Festa del Primo Maggio. Il nostro Lavoro si chiama Domani

Il Primo Maggio a Mezzogiorno non è un pranzo di gala. Mai come in questa data, ormai poco distante dagli anni Venti che si spera ma poi non tanto saranno ruggenti come quelli dello scorso secolo, non si può far presto a dire Festa del lavoro. Perché in Italia tutto si è fatto troppo tardi rispetto ai tempi del mondo e del mercato, perché si è perso e si perde molto tempo da parte di chi gioca al proprio successo personale, in tutti i campi sommamente in quello della politica che resta il cattivo esempio nazionale, senza tenere in conto gli interessi dell'intero sistema comune, culturale e sociale, del Paese.



Vito Barresi

Cambio Quotidiano Social


Qui a Mezzogiorno dove il lavoro non c’è, lavoro e disoccupazione sono diventati una parte del fare umano assolutamente irriconoscibile rispetto al passato.


La mutazione antropologica è stata impressionante. Se non c'è stata poco ci mancava che fosse guerra di religione, con tanto di abbattimento dei simboli del passato, tra cui ciminiere, masserie agricole, fabbriche dismesse completamente smontate e devastate.


Sovviene il simbolo dell'archeologia industriale descritto mirabilmente nel suo bellissimo romanzo da Ermanno Rea, La Dismissione, a Bagnoli, il Centro Siderurgico tra i più grandi d'Europa.


Vincenzo Buonocore, operaio dell'Ilva, semplice manovale divenuto tecnico specializzato alle Colate continue. Lui avrà il compito di smontare il suo reparto, venduto ai cinesi.


Un colpo al cuore a cui risponde in modo imprevedibile, decidendo di compiere la dismissione "bullone per bullone", come un "capolavoro", la testimonianza del proprio genio operaio.


Il lavoro al singolare non c’è più. Eppure, come bisognerebbe, si dovrebbe cominciare a definire i lavori al plurale.


Macchina Mente Mani sono un innesto, una linea produttiva straordinariamente potente. Che laddove non si concretizzano in fatto, cioè tradursi in lavoro/merce/denaro, salario, stipendio o reddito, in questo sistema antiquato, possono al contrario portare alla paralisi della società, allo sfaldamento della coesione, all’annientamento etico della persona e della cittadinanza attiva.


Amo le storie della classe operaia. Mi sento un labour e un working per scelta di vita sociale e intellettuale. E’ questa la mia scena, questo il mio mondo. Per cui combatto contro i nuovi scorci di miseria sociale, i diaframmi di esclusione e diseguaglianza di classe, che hanno sagome e strutture che rimandano all’antica scenografia del feudalesimo e del medioevo.
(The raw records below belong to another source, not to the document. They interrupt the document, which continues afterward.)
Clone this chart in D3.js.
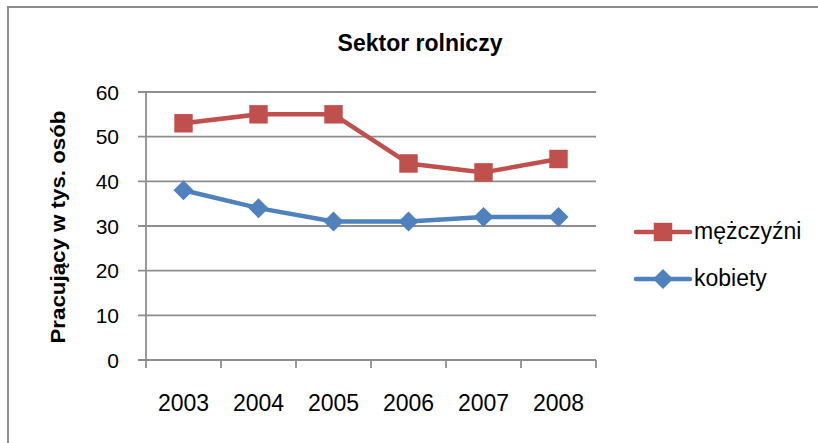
<html>
<head>
<meta charset="utf-8">
<script src="https://d3js.org/d3.v7.min.js"></script>
<style>
  body { margin: 0; background: #fff; }
  svg text { font-family: "Liberation Sans", Arial, sans-serif; fill: #000; }
</style>
</head>
<body>
<script>
// dane wykresu
var years = ["2003", "2004", "2005", "2006", "2007", "2008"];
var mezczyzni = [53, 55, 55, 44, 42, 45];
var kobiety = [38, 34, 31, 31, 32, 32];
var yTicks = [0, 10, 20, 30, 40, 50, 60];
var seriesNames = ["mężczyźni", "kobiety"];
var colors = ["#C0504D", "#4F81BD"];

var width = 818, height = 443;
var svg = d3.select("body").append("svg")
  .attr("width", width).attr("height", height);

// ramka wykresu (wychodzi poza prawy i dolny brzeg)
svg.append("rect")
  .attr("x", 8).attr("y", 7)
  .attr("width", 840).attr("height", 470)
  .attr("fill", "none").attr("stroke", "#8c8c8c").attr("stroke-width", 2);

var x = d3.scaleBand().domain(years).range([146, 596]).padding(0);
var y = d3.scaleLinear().domain([0, 60]).range([360, 92]);

// linie siatki
svg.selectAll("line.grid").data(yTicks).enter().append("line")
  .attr("class", "grid")
  .attr("x1", 138).attr("x2", 596)
  .attr("y1", function(d) { return y(d); })
  .attr("y2", function(d) { return y(d); })
  .attr("stroke", "#8e8e8e").attr("stroke-width", 1.8);

// os Y
svg.append("line")
  .attr("x1", 146).attr("x2", 146).attr("y1", y(60)).attr("y2", y(0))
  .attr("stroke", "#8e8e8e").attr("stroke-width", 1.8);

svg.selectAll("text.ytick").data(yTicks).enter().append("text")
  .attr("class", "ytick")
  .attr("x", 119)
  .attr("y", function(d) { return y(d) + 7.5; })
  .attr("text-anchor", "end")
  .style("font-size", "21px")
  .text(function(d) { return d; });

// os X: kreski na granicach kategorii
var bounds = years.map(function(d) { return x(d); }).concat([x.range()[1]]);
svg.selectAll("line.xtick").data(bounds).enter().append("line")
  .attr("class", "xtick")
  .attr("x1", function(d) { return d; }).attr("x2", function(d) { return d; })
  .attr("y1", y(0)).attr("y2", y(0) + 8)
  .attr("stroke", "#8e8e8e").attr("stroke-width", 1.8);

svg.selectAll("text.xlab").data(years).enter().append("text")
  .attr("class", "xlab")
  .attr("x", function(d) { return x(d) + x.bandwidth() / 2; })
  .attr("y", 411)
  .attr("text-anchor", "middle")
  .style("font-size", "23px")
  .text(function(d) { return d; });

// tytul
svg.append("text")
  .attr("x", 420).attr("y", 51)
  .attr("text-anchor", "middle")
  .style("font-size", "23px").style("font-weight", "bold")
  .text("Sektor rolniczy");

// opis osi Y
svg.append("text")
  .attr("transform", "translate(65,227) rotate(-90)")
  .attr("text-anchor", "middle")
  .style("font-size", "21px").style("font-weight", "bold")
  .attr("textLength", 233).attr("lengthAdjust", "spacingAndGlyphs")
  .text("Pracujący w tys. osób");

var line = d3.line()
  .x(function(d, i) { return x(years[i]) + x.bandwidth() / 2; })
  .y(function(d) { return y(d); });

var symbols = [d3.symbol().type(d3.symbolSquare).size(340),
               d3.symbol().type(d3.symbolDiamond2).size(255)];
var data = [mezczyzni, kobiety];

// najpierw kobiety, potem mezczyzni
[1, 0].forEach(function(s) {
  svg.append("path")
    .attr("d", line(data[s]))
    .attr("fill", "none")
    .attr("stroke", colors[s]).attr("stroke-width", 4.5)
    .attr("stroke-linejoin", "round");
  svg.selectAll("path.m" + s).data(data[s]).enter().append("path")
    .attr("class", "m" + s)
    .attr("transform", function(d, i) {
      return "translate(" + (x(years[i]) + x.bandwidth() / 2) + "," + y(d) + ")";
    })
    .attr("d", symbols[s])
    .attr("fill", colors[s]);
});

// legenda
var legend = svg.selectAll("g.leg").data(seriesNames).enter().append("g")
  .attr("class", "leg")
  .attr("transform", function(d, i) { return "translate(0," + (232 + i * 47) + ")"; });

legend.append("line")
  .attr("x1", 636).attr("x2", 690).attr("y1", 0).attr("y2", 0)
  .attr("stroke", function(d, i) { return colors[i]; })
  .attr("stroke-width", 4.5).attr("stroke-linecap", "round");

legend.append("path")
  .attr("transform", "translate(663,0)")
  .attr("d", function(d, i) { return symbols[i](); })
  .attr("fill", function(d, i) { return colors[i]; });

legend.append("text")
  .attr("x", 694).attr("y", 7)
  .style("font-size", "23px")
  .text(function(d) { return d; });
</script>
</body>
</html>
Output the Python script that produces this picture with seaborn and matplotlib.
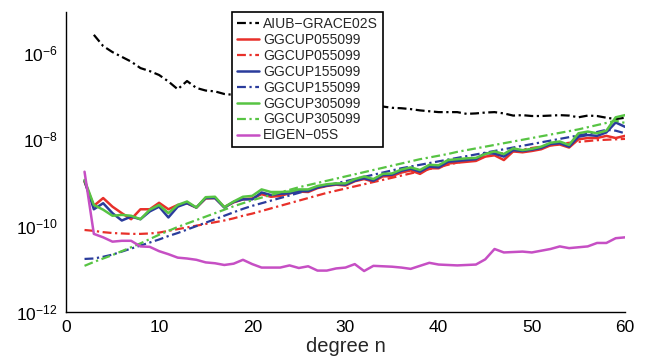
import numpy as np
import pandas as pd
import matplotlib
matplotlib.use("Agg")
import matplotlib.pyplot as plt
import matplotlib.ticker as mticker
import seaborn as sns

# ---- data (log10 of the plotted values) ----
degree_aiub = list(range(3, 61))
aiub_log = [-5.58, -5.84, -5.98, -6.09, -6.20, -6.35, -6.42, -6.51, -6.66, -6.84,
            -6.65, -6.81, -6.87, -6.89, -6.95, -6.97, -7.00, -7.02, -7.04, -7.06,
            -7.08, -7.09, -7.11, -7.13, -7.14, -7.16, -7.17, -7.18, -7.20, -7.21,
            -7.22, -7.24, -7.27, -7.28, -7.30, -7.33, -7.35, -7.37, -7.37, -7.37,
            -7.41, -7.40, -7.38, -7.37, -7.40, -7.45, -7.44, -7.46, -7.46, -7.45,
            -7.44, -7.45, -7.49, -7.45, -7.46, -7.50, -7.53, -7.50]

degree = list(range(2, 61))
red_solid_log = [-8.98, -9.54, -9.36, -9.56, -9.71, -9.85, -9.62, -9.62, -9.47, -9.62,
                 -9.52, -9.48, -9.58, -9.37, -9.36, -9.57, -9.46, -9.39, -9.37, -9.27,
                 -9.33, -9.31, -9.25, -9.21, -9.22, -9.13, -9.08, -9.05, -9.07, -8.97,
                 -8.92, -8.98, -8.86, -8.85, -8.77, -8.72, -8.80, -8.67, -8.67, -8.56,
                 -8.54, -8.52, -8.50, -8.40, -8.37, -8.48, -8.28, -8.30, -8.27, -8.23,
                 -8.14, -8.12, -8.19, -8.00, -7.97, -7.97, -7.92, -7.97, -7.92]
red_dash_log = [-10.10, -10.12, -10.15, -10.17, -10.18, -10.19, -10.19, -10.18, -10.16, -10.12,
                -10.08, -10.04, -10.00, -9.96, -9.92, -9.88, -9.83, -9.77, -9.72, -9.66,
                -9.60, -9.54, -9.48, -9.42, -9.36, -9.30, -9.24, -9.19, -9.14, -9.09,
                -9.04, -8.99, -8.94, -8.89, -8.84, -8.79, -8.74, -8.69, -8.64, -8.59,
                -8.54, -8.49, -8.45, -8.40, -8.36, -8.32, -8.28, -8.24, -8.20, -8.17,
                -8.14, -8.11, -8.08, -8.06, -8.04, -8.02, -8.01, -8.00, -7.99]
blue_solid_log = [-8.96, -9.62, -9.48, -9.71, -9.88, -9.79, -9.85, -9.67, -9.56, -9.81,
                  -9.56, -9.48, -9.58, -9.36, -9.36, -9.58, -9.45, -9.39, -9.39, -9.23,
                  -9.29, -9.26, -9.25, -9.20, -9.20, -9.11, -9.07, -9.04, -9.05, -8.96,
                  -8.90, -8.96, -8.83, -8.82, -8.73, -8.68, -8.75, -8.63, -8.65, -8.52,
                  -8.50, -8.48, -8.46, -8.32, -8.33, -8.40, -8.25, -8.27, -8.24, -8.20,
                  -8.11, -8.09, -8.17, -7.94, -7.90, -7.92, -7.84, -7.61, -7.71]
blue_dash_log = [-10.77, -10.76, -10.72, -10.67, -10.60, -10.53, -10.46, -10.39, -10.32, -10.24,
                 -10.17, -10.09, -10.01, -9.93, -9.85, -9.77, -9.69, -9.61, -9.54, -9.48,
                 -9.42, -9.36, -9.30, -9.24, -9.18, -9.12, -9.07, -9.02, -8.97, -8.92,
                 -8.87, -8.82, -8.77, -8.72, -8.67, -8.63, -8.59, -8.55, -8.51, -8.47,
                 -8.43, -8.39, -8.35, -8.31, -8.27, -8.23, -8.19, -8.15, -8.11, -8.07,
                 -8.03, -7.99, -7.95, -7.91, -7.87, -7.83, -7.78, -7.80, -7.86]
green_solid_log = [-8.94, -9.52, -9.63, -9.77, -9.75, -9.77, -9.85, -9.63, -9.52, -9.71,
                   -9.52, -9.44, -9.58, -9.34, -9.33, -9.57, -9.44, -9.33, -9.31, -9.16,
                   -9.22, -9.22, -9.21, -9.16, -9.16, -9.08, -9.04, -9.02, -9.02, -8.92,
                   -8.86, -8.92, -8.80, -8.79, -8.70, -8.65, -8.71, -8.59, -8.60, -8.48,
                   -8.46, -8.44, -8.43, -8.34, -8.28, -8.34, -8.21, -8.25, -8.22, -8.17,
                   -8.08, -8.05, -8.13, -7.86, -7.82, -7.86, -7.80, -7.49, -7.44]
green_dash_log = [-10.93, -10.84, -10.76, -10.68, -10.59, -10.50, -10.41, -10.31, -10.21, -10.12,
                  -10.03, -9.95, -9.87, -9.79, -9.71, -9.63, -9.55, -9.48, -9.41, -9.35,
                  -9.29, -9.23, -9.17, -9.11, -9.06, -9.01, -8.96, -8.91, -8.86, -8.81,
                  -8.76, -8.71, -8.66, -8.61, -8.56, -8.51, -8.46, -8.42, -8.38, -8.34,
                  -8.29, -8.25, -8.21, -8.17, -8.13, -8.09, -8.05, -8.01, -7.97, -7.93,
                  -7.89, -7.85, -7.81, -7.77, -7.72, -7.67, -7.62, -7.57, -7.62]
eigen_log = [-8.75, -10.19, -10.27, -10.37, -10.35, -10.35, -10.48, -10.49, -10.59, -10.66,
             -10.74, -10.76, -10.79, -10.85, -10.87, -10.91, -10.88, -10.79, -10.89, -10.97,
             -10.97, -10.97, -10.92, -10.98, -10.94, -11.04, -11.04, -10.99, -10.97, -10.89,
             -11.05, -10.93, -10.94, -10.95, -10.97, -11.00, -10.93, -10.86, -10.90, -10.91,
             -10.92, -10.91, -10.90, -10.78, -10.54, -10.62, -10.61, -10.60, -10.62, -10.58,
             -10.54, -10.48, -10.52, -10.50, -10.48, -10.40, -10.40, -10.29, -10.27]

labels = ["AIUB\u2212GRACE02S", "GGCUP055099", "GGCUP055099", "GGCUP155099",
          "GGCUP155099", "GGCUP305099", "GGCUP305099", "EIGEN\u221205S"]
xticks = [0, 10, 20, 30, 40, 50, 60]
yticks = [1e-12, 1e-10, 1e-8, 1e-6]
xlabel = "degree n"

# ---- styling ----
sns.set_style("white")
plt.rcParams["font.family"] = ["Liberation Sans", "DejaVu Sans"]
plt.rcParams["mathtext.default"] = "regular"

RED = "#e8302a"
BLUE = "#2a3c9c"
GREEN = "#57c443"
MAG = "#c64fc4"
DD = (4, 1.6, 1, 1.6)

series = [
    (degree_aiub, aiub_log, "black", "dd", 1.6),
    (degree, red_solid_log, RED, "solid", 1.8),
    (degree, red_dash_log, RED, "dd", 1.6),
    (degree, blue_solid_log, BLUE, "solid", 1.8),
    (degree, blue_dash_log, BLUE, "dd", 1.6),
    (degree, green_solid_log, GREEN, "solid", 1.8),
    (degree, green_dash_log, GREEN, "dd", 1.6),
    (degree, eigen_log, MAG, "solid", 1.8),
]

fig = plt.figure(figsize=(6.46, 3.62), dpi=100)
ax = fig.add_axes([0.102, 0.138, 0.8655, 0.829])

for (x, ylog, col, style, lw), lab in zip(series, labels):
    df = pd.DataFrame({"n": x, "v": np.power(10.0, ylog)})
    line_ax = sns.lineplot(data=df, x="n", y="v", ax=ax, color=col, lw=lw, label=lab)
    ln = line_ax.get_lines()[-1]
    if style == "dd":
        ln.set_dashes(DD)

ax.set_yscale("log")
ax.set_xlim(0, 60)
ax.set_ylim(1e-12, 10 ** -5.05)
ax.set_xticks(xticks)
ax.set_yticks(yticks)
ax.yaxis.set_minor_locator(mticker.NullLocator())
ax.xaxis.set_minor_locator(mticker.NullLocator())
ax.tick_params(axis="both", direction="in", length=5, width=1, labelsize=12.5,
               colors="black", pad=6)
ax.set_xlabel(xlabel, fontsize=14.5, labelpad=1)
ax.set_ylabel("")

for s in ["top", "right"]:
    ax.spines[s].set_visible(False)
for s in ["left", "bottom"]:
    ax.spines[s].set_color("black")
    ax.spines[s].set_linewidth(1.0)

leg = ax.legend(loc="upper left", bbox_to_anchor=(0.297, 1.0), fontsize=10,
                frameon=True, fancybox=False, edgecolor="black", framealpha=1,
                handlelength=1.6, handletextpad=0.3, borderpad=0.35,
                labelspacing=0.14, borderaxespad=0)
leg.get_frame().set_linewidth(1.2)
for h, (x, ylog, col, style, lw) in zip(leg.get_lines(), series):
    if style == "dd":
        h.set_dashes(DD)

fig.savefig("out.png", dpi=100)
Sfruttamento, alienazione, monetizzazione del rischio e della salute, lavoro senza sfondi di crescita famigliare, deprezzamento al di sotto del valore di una merce dell’apporto operaio, artistico, artigianale, fisico e intellettuale, di quel che furono e saranno le caratteristiche distintive dell’uomo faber. Insomma nell’uno e nell’altro caso una forza disumanizzante a cui nessuno, né i disoccupati (esclusi) nè gli occupati (garantiti) riesce a porre freno.


Il Primo maggio non è neanche un picnic campestre che ci rimanda alle belle immagine espressioniste e realiste della storia del movimento operaio. Purtroppo la cronaca è quella che tutti noi conosciamo. Il quadro del mercato del lavoro è profondamente mutato, anzi per molti aspetti desertificato.


Non ci sono più le fabbriche, non riusciamo ancora ad allestire una diversa filiera produttiva basata su intelligenza, conoscenza, arte, qualità del prodotto e della produzione. Eppure dal punto di vista applicativo e innovativo possiamo rinnovare e persino superare la logica e la visione capitalistica del lavoro.


Tuttavia, a parte le previsioni catastrofistiche dei cultori dell’intelligenza artificiale e dell’automazione assoluta il lavoro ha un immenso, radioso futuro. Nonostante tutto. Perché, in questo, aveva ragione Di Vittorio quando affermava che il nostro domani si chiama più che mai lavoro.


O, per dirla con Paul Lafargue, genero di Karl Marx, l’Ozio inteso come Lavoro Liberato.